Over the years we’ve struggled with trying to find a balance when it comes to the issue of coexistence between Israelis and Palestinians. We’ve called out the Palestinians for incitement in textbooks, we’ve decried any number of senseless and deadly terrorist attacks against innocent Israelis, and we’ve criticized Palestinian Authority President Mahmoud Abbas for placing one roadblock after another in the way when it comes to getting to the negotiating table.
But we’ve also hailed the work of the Abraham Fund in promoting Arab-Jewish programs, we’ve cheered efforts to help the plight of the Bedouins in the Negev, and we’ve chided Prime Minister Benjamin Netanyahu for his Election Day comments urging a response to “droves” of Arabs going to the polls, and for his sometimes narrow, parochial politics.
We’ve bent this way and that, trying to give voice to a common-sense view — however elusive — that both sides bear a responsibility for making coexistence work, that the burden can’t be borne by Israel alone.
But it seems common sense has been thrown out the window in recent days. During a visit to New York last week, Ayman Odeh, the leader of the Arab-Israeli coalition in the Knesset, came to the office of The Jewish Week for an interview and stressed that “Jews and Arabs must struggle together against racism and discrimination” and emphasized the need for “openness and inclusion.” He spoke of taking part in more than 40 meetings with the finance ministry to create legislation that would alleviate economic problems for Arab citizens.
But the next day Odeh refused to enter a Midtown building for a meeting with the Conference of Presidents of Major American Jewish Organizations because it houses offices of Zionist groups, including the Jewish Agency for Israel, whose work “displaces Arab citizens,” he said.
Malcolm Hoenlein, the executive director of the conference, questioned how Odeh can go to work each day at the Knesset.
In the end there was a standoff; Odeh left.

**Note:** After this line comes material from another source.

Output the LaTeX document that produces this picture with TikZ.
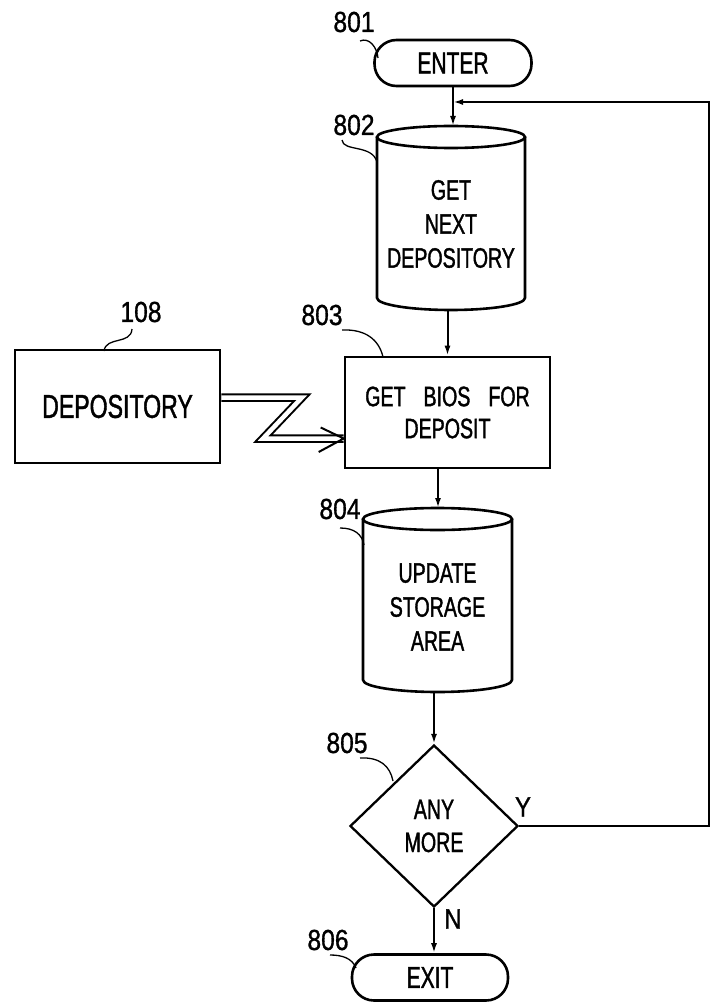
\documentclass[tikz,border=0pt]{standalone}
\usepackage{fontspec}
\setmainfont{Liberation Sans}
\newfontfamily\lett{Liberation Sans}[FakeStretch=0.7,FakeBold=1.3]
\newfontfamily\numf{Liberation Sans}[FakeStretch=0.85,FakeBold=1]
\usetikzlibrary{shapes.geometric,arrows.meta}
\newcommand\mycyl[4]{% cx, top-centre y, bottom-centre y, x radius
  \draw[line width=2.6pt] (#1,#2) ellipse [x radius=#4pt, y radius=11pt];
  \draw[line width=2.6pt, line join=round] (#1-#4,#2) -- (#1-#4,#3)
     .. controls (#1-#4,#3+6.6) and (#1-0.552*#4,#3+12) .. (#1,#3+12)
     .. controls (#1+0.552*#4,#3+12) and (#1+#4,#3+6.6) .. (#1+#4,#3)
     -- (#1+#4,#2);
}
\begin{document}
\begin{tikzpicture}[x=1pt,y=-1pt,
  boxline/.style={draw, line width=2.6pt},
  conn/.style={line width=2pt},
  arr/.style={conn, -{Latex[length=10pt,width=6pt]}},
  lead/.style={line width=1.3pt},
  lbl/.style={font=\numf\fontsize{29}{32}\selectfont, inner sep=0pt},
  txt/.style={font=\lett\fontsize{28}{34}\selectfont, align=center, inner sep=0pt},
  term/.style={boxline, rounded corners=22pt, minimum width=157pt, minimum height=46pt, inner sep=0pt, font=\lett\fontsize{30}{34}\selectfont},
]
\useasboundingbox (0,0) rectangle (711,1008);
\fill[white] (0,0) rectangle (711,1008);

% ENTER
\node[term] (enter) at (453,63) {ENTER};
\node[lbl] (l801) at (354,22) {801};
\draw[lead] (360,41) .. controls (369,37) and (377,47) .. (378,58);

% 802 cylinder
\mycyl{451}{137}{298}{74}
\node[txt] (c802) at (451,224) {GET\\NEXT\\DEPOSITORY};
\coordinate (c802t) at (453,126);
\coordinate (c802b) at (447.5,310);
\node[lbl] (l802) at (354,125) {802};
\draw[lead] (342,140) .. controls (343,152) and (372,144) .. (377,162);

% 803 box
\node[boxline, txt, minimum width=205pt, minimum height=111pt,
      font={\lett\fontsize{28}{32}\selectfont\spaceskip=18pt\relax}]
      (b803) at (447.5,412.5) {GET BIOS FOR\\DEPOSIT};
\node[lbl] (l803) at (322,315) {803};
\draw[lead] (342,330) .. controls (366,329) and (379,340) .. (383,357);

% 108 box
\node[boxline, txt, minimum width=205pt, minimum height=113pt,
      font={\lett\fontsize{33}{36}\selectfont}]
      (d108) at (117.5,406.5) {DEPOSITORY};
\node[lbl] (l108) at (141,312) {108};
\draw[lead] (104,351) .. controls (106,336) and (131,345) .. (132,329);

% 804 cylinder
\mycyl{437.5}{519}{680}{74.5}
\node[txt] (c804) at (437.5,607) {UPDATE\\STORAGE\\AREA};
\coordinate (c804t) at (438,508);
\coordinate (c804b) at (434,692);
\node[lbl] (l804) at (340,509) {804};
\draw[lead] (340,528) .. controls (354,528) and (362,534) .. (364,545);

% 805 diamond
\node[diamond, draw, line width=2.3pt, minimum width=168pt, minimum height=162pt,
      inner sep=0pt, txt, font={\lett\fontsize{28}{33}\selectfont}]
      (dia) at (434,826) {ANY\\MORE};
\node[lbl] (l805) at (347,743) {805};
\draw[lead] (360,758) .. controls (380,757) and (390,766) .. (393,781);
\node[lbl, font=\numf\fontsize{28}{30}\selectfont] (ly) at (523,807) {Y};
\node[lbl, font=\numf\fontsize{28}{30}\selectfont] (ln) at (453,919) {N};

% EXIT
\node[term, minimum width=156pt] (exit) at (430,977.5) {EXIT};
\node[lbl] (l806) at (328,940) {806};
\draw[lead] (330,955) .. controls (342,955) and (352,958) .. (356,968);

% connectors
\coordinate (join) at (453,102);
\draw[conn] (enter.south) -- (join);
\draw[arr] (join) -- (c802t);
\draw[arr] (c802b) -- (b803.north);
\draw[arr] ([xshift=-9.5pt]b803.south) -- (c804t);
\draw[arr] (c804b) -- (dia.north);
\draw[arr] (dia.south) -- (dia.south |- exit.north);
\draw[arr] (dia.east) -- (709,826) -- (709,102) -- (join);

% communication link 108 -> 803
\draw[line width=2pt, double distance=4.5pt, line join=miter]
  ([yshift=9pt]d108.east) -- (302,397.5) -- (263,438.5) -- ([yshift=-26pt]b803.west);
\draw[conn, line join=miter] ([xshift=-23pt,yshift=-15pt]b803.west)
  -- ([yshift=-26pt]b803.west) -- ([xshift=-25pt,yshift=-39.5pt]b803.west);
\end{tikzpicture}
\end{document}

On Sunday, Saeb Erekat of the PLO requested that an Israeli flag be removed from the podium before he addressed a New York conference sponsored by Haaretz and the New Israel Fund. (The flag had been placed there for an address by Israeli President Reuven Rivlin.) The conference organizers acquiesced to Erekat’s request and removed the flag.
That decision strikes us as servile and lacking in national pride. One wonders how far Israel and the Jewish community must go to satisfy the demands of Erekat and Odeh, who represent the more moderate voices of Arab leaders.
We’re coming to the end of a brutal year — from Charlie Hebdo and Hyper Casher in January to the Bataclan in Paris in November to San Bernardino earlier this month. While the slights by Odeh and Erekat of course don’t add up to the mounting fear of terrorism here and abroad, they seem unhelpful, at best, profoundly sad, and indicative of the widening gap between the possible and the yearned-for in the Arab-Israeli dispute.
George Mitchell said about his agonizing negotiations during The Troubles in Northern Ireland, which led to the Good Friday Accords: “We had 700 days of failure, and one day of success.” Erekat’s and Oded’s actions add yet another day of failure to the Israeli-Palestinian ledger. Maybe the way out is a few days of common sense strung together. We’re not holding our breath.